The caller of perf_event_get() checks for errors too.

This patch will conflict with kernel/bpf/arraymap.c and
kernel/trace/bpf_trace.c that are planned for net-next,
but the conflicts in kernel/events/core.c are probably harder
to resolve, so yes please take it into tip/perf.
I think your scm_right fixes depend on this patch and together
it's an important bug fix, so probably makes sense to send
them right now without waiting for the next merge window?
As soon as you get the whole thing into tip, I'll test it
to make sure bpf side is ok and I hope Wang will test it too.

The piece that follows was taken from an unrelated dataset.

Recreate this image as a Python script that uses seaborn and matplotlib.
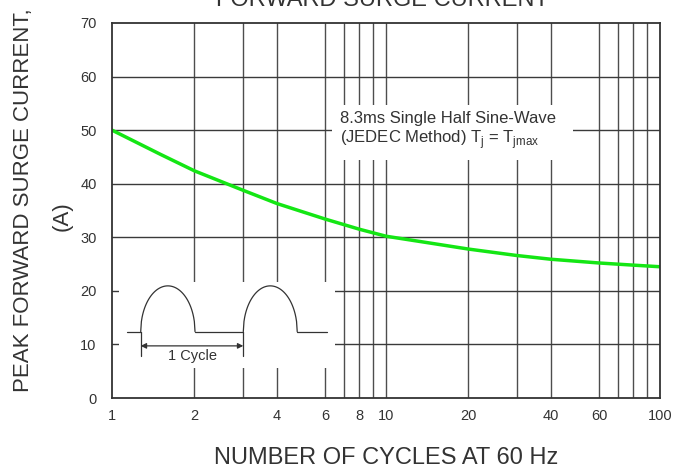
import numpy as np
import pandas as pd
import seaborn as sns
import matplotlib.pyplot as plt
from matplotlib.patches import Rectangle

# curve
cycles = [1, 1.5, 2, 3, 4, 5, 6, 8, 10, 15, 20, 30, 40, 60, 80, 100]
current = [50.0, 45.5, 42.4, 38.8, 36.3, 34.7, 33.4, 31.5, 30.2, 28.8, 27.8, 26.6, 25.9, 25.2, 24.8, 24.5]

x_ticks = [1, 2, 4, 6, 8, 10, 20, 40, 60, 100]
y_ticks = [0, 10, 20, 30, 40, 50, 60, 70]
grid_x = [2, 3, 4, 6, 7, 8, 9, 10, 20, 30, 40, 60, 70, 80, 90]
grid_y = [10, 20, 30, 40, 50, 60]

sns.set_style('white')
plt.rcParams['font.family'] = ['Liberation Sans', 'DejaVu Sans']
plt.rcParams['mathtext.fontset'] = 'custom'
plt.rcParams['mathtext.rm'] = 'Liberation Sans'

ink = '#333333'

df = pd.DataFrame({'cycles': cycles, 'current': current})

fig = plt.figure(figsize=(6.76, 4.69), dpi=100)
ax = fig.add_axes([112 / 676, 71 / 469, 548 / 676, 375 / 469])

for gx in grid_x:
    ax.axvline(gx, color='#4d4d4d', lw=1.0, zorder=1)
for gy in grid_y:
    ax.axhline(gy, color='#3a3a3a', lw=1.0, zorder=1)

sns.lineplot(data=df, x='cycles', y='current', ax=ax, color='#14e614', lw=2.5, zorder=4)

ax.set_xscale('log')
ax.set_xlim(1, 100)
ax.set_ylim(0, 70)
ax.set_xticks(x_ticks)
ax.set_xticklabels([str(v) for v in x_ticks])
ax.xaxis.set_minor_locator(plt.NullLocator())
ax.set_yticks(y_ticks)
ax.tick_params(axis='both', length=0, labelsize=10.5, labelcolor=ink)
ax.tick_params(axis='x', pad=8)
ax.tick_params(axis='y', pad=11)
ax.set_xlabel('')
ax.set_ylabel('')
for s in ax.spines.values():
    s.set_color(ink)
    s.set_linewidth(1.3)
    s.set_zorder(5)

# text box covering the grid
ax.add_patch(Rectangle((0.401, 0.635), 0.44, 0.146, transform=ax.transAxes,
                       facecolor='white', edgecolor='none', zorder=2))
ax.text(0.416, 0.712, '8.3ms Single Half Sine-Wave\n(JEDEC Method) T$_\\mathregular{j}$ = T$_\\mathregular{jmax}$',
        transform=ax.transAxes, ha='left', va='center', fontsize=12, color=ink,
        linespacing=1.1, zorder=3)

# inset sketch of the half sine waves
ax.add_patch(Rectangle((0.0128, 0.08), 0.394, 0.229, transform=ax.transAxes,
                       facecolor='white', edgecolor='none', zorder=2))
base, peak = 0.177, 0.299
hump_start = [0.0524, 0.2396]
hump_end = [0.1515, 0.338]
lead_x, tail_x = 0.0268, 0.392
t = np.linspace(0, 1, 80)
arc = np.sqrt(1 - (2 * t - 1) ** 2)
kw = dict(transform=ax.transAxes, color=ink, lw=0.9, zorder=3)
ax.plot([lead_x, hump_start[0]], [base, base], **kw)
ax.plot([hump_end[0], hump_start[1]], [base, base], **kw)
ax.plot([hump_end[1], tail_x], [base, base], **kw)
for a, b in zip(hump_start, hump_end):
    ax.plot(a + (b - a) * t, base + (peak - base) * arc, **kw)
for a in hump_start:
    ax.plot([a, a], [base, 0.112], **kw)
ax.annotate('', xy=(hump_start[1], 0.139), xytext=(hump_start[0], 0.139),
            xycoords='axes fraction',
            arrowprops=dict(arrowstyle='<|-|>', color=ink, lw=0.9, mutation_scale=8,
                            shrinkA=0, shrinkB=0), zorder=3)
ax.text(0.147, 0.112, '1 Cycle', transform=ax.transAxes, ha='center', va='center',
        fontsize=10.5, color=ink, zorder=3)

fig.text(382 / 676, 1 - 6 / 469, 'FORWARD SURGE CURRENT', ha='center', va='baseline',
         fontsize=17, color=ink)
fig.text(386 / 676, 1 - 447 / 469, 'NUMBER OF CYCLES AT 60 Hz', ha='center', va='top',
         fontsize=17, color=ink)
fig.text(24 / 676, 1 - 200 / 469, 'PEAK FORWARD SURGE CURRENT,', rotation=90,
         ha='center', va='center', fontsize=16, color=ink)
fig.text(62 / 676, 1 - 216 / 469, '(A)', rotation=90,
         ha='center', va='center', fontsize=16, color=ink)

fig.savefig('out.png', dpi=100)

I'm still a bit concerned about taking file reference for this,
since bpf prorgams that use perf_events won't be able to be
'detached'. Meaning there gotta be always a user space process
that will be holding perf_event FDs. On networking side we
don't have this limitation. Like we can attach bpf to TC,
iproute2 will exit and reattach some time later. So it
kinda sux, but sounds like you want to get rid of
perf_event->refcnt completely, so I don't see any other way.
We can fix it later if it really becomes an issue.